Celebrating 80 Years | Articles from the 1970s
"Our emphasis . . . is on public relations."
By William R. Niersbach, Patti Insurance Agency Inc., Richmond, Ind.
From AA&B June 1971
Our agency has a conventional advertising program, and in fact we received an "Oscar" from the Insurance Advertising Conference a few years ago. Our emphasis now, however, is on public relations. We carry out this program through regular ads, speeches to clubs and school groups and radio talk shows. We feel we often can be more hard-hitting in non-advertising situations than we can in the usual advertising framework.
I've had some personal experience on radio panels and talk shows, and I have found it a particularly effective method of spreading the insurance word. Most agents spend a lot of time explaining automobile and Homeowners rate increases to clients, and most of those agents with they companies, or "somebody else," would do a good job of getting the message across to the public. There's a way to do the job without cost. I have used the radio to do it as a guest on a very popular "talk show."
Audience call-in programs are features of most radio stations, and they usually have a high audience rating.

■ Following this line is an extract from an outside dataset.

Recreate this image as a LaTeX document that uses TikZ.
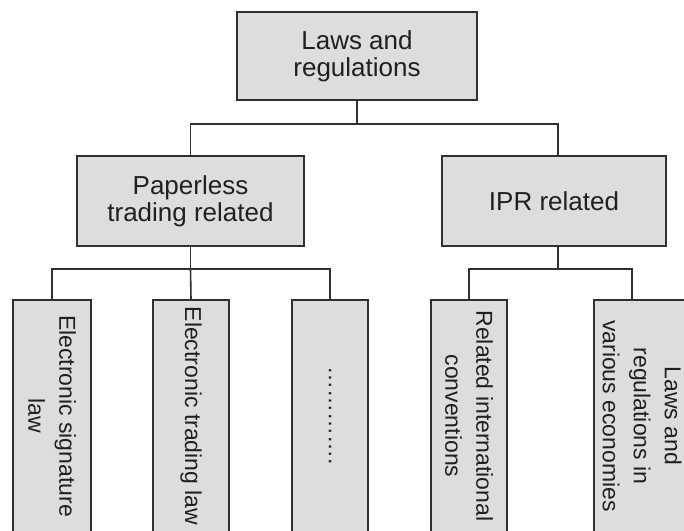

Often, insurance is a subject of freewheeling discussion on these shows, and more often than not the result is a lot of misinformation going out over the airwaves. Individual local agents, or a local agents' association, easily can arrange appearances as guest panel members on these programs. An agent fielding the questions gives the listeners a chance to get factual information from an informed professional, and the agent can create a great deal of needed goodwill for the industry.
Preparations for the show include a pre-broadcast conference with the radio producer or announcer who hosts the program. He explains the mechanics of the program, and the agent fills him in on the background of today's critical insurance problems. From this session, the announcer develops some good questions to use during the broadcast. This meeting also helps to relax an insurance man who is making his first on-the-air appearance. I leave some printed material for the radio man to study as he prepares for the actual program.
A panel of two or three agents should be the maximum for one of these programs, and it's helpful to include a company representative to lend added authority to the discussion. The panelists usually can either choose a selected area to discuss, i.e., claims, rates, coverages, etc., or just take questions at random from callers. Listener-callers will either make statements, usually complaints, or ask specific questions. The agents should be prepared to comment in either event, citing statistics when possible to support their views.
The telephone questions are just like those any agent hears in his own agency every day. They deal with automobile (75%), Homeowners (20%), and other areas (5%). The announcer controls the callers and keeps people from discussing individual companies by name. This helps keep the discussion on a high level. Some of the things we have discussed include:
(1) Why does a company cancel after one accident?
(2) I've had no accidents in 20 years; why does my rate go up?
(3) I'm paying for the other guy's wrecks!
(4) High salaries of agent and company personnel keep rates high.
(5) The companies use high rates to "pick on" young drivers.
(6) Homeowners deductibles aren't fair to retired persons.
(7) The State should make everyone buy car insurance.
(8) Company investment income should be included when rates are set.
(9) The "no-fault" idea will reduce my premiums.
(10) Companies "over-pay" claims and aren't worried about high premiums. They get it back under the point system.
The agents on a radio panel must try to establish certain points, either in their replies to callers or in opening and concluding remarks. I think these points should include: inflation in the services the insurance proceeds must buy; social-political pressures on the insurance industry; fragile car design; loss frequency and company efforts to stem the tide, and overall economic benefit of the property-casualty insurance industry.
It isn't difficult to interest a local station in having insurance men as guests on talk shows. The subject of insurance is timely, and it concerns most of the stations' listeners. Radio discussions provide an excellent way for insurance men to improve the image of their profession. It's painless - and it's free.
William R. Niersbach entered the insurance business in 1951, when he joined the family agency. He is the immediate past president of his state agents' association, and he is a past president of the local agents' association. He served as a member of the NAIA advertising committee for five years. Mr. Niersbach is active in a number of community activities. He attended Earlham College.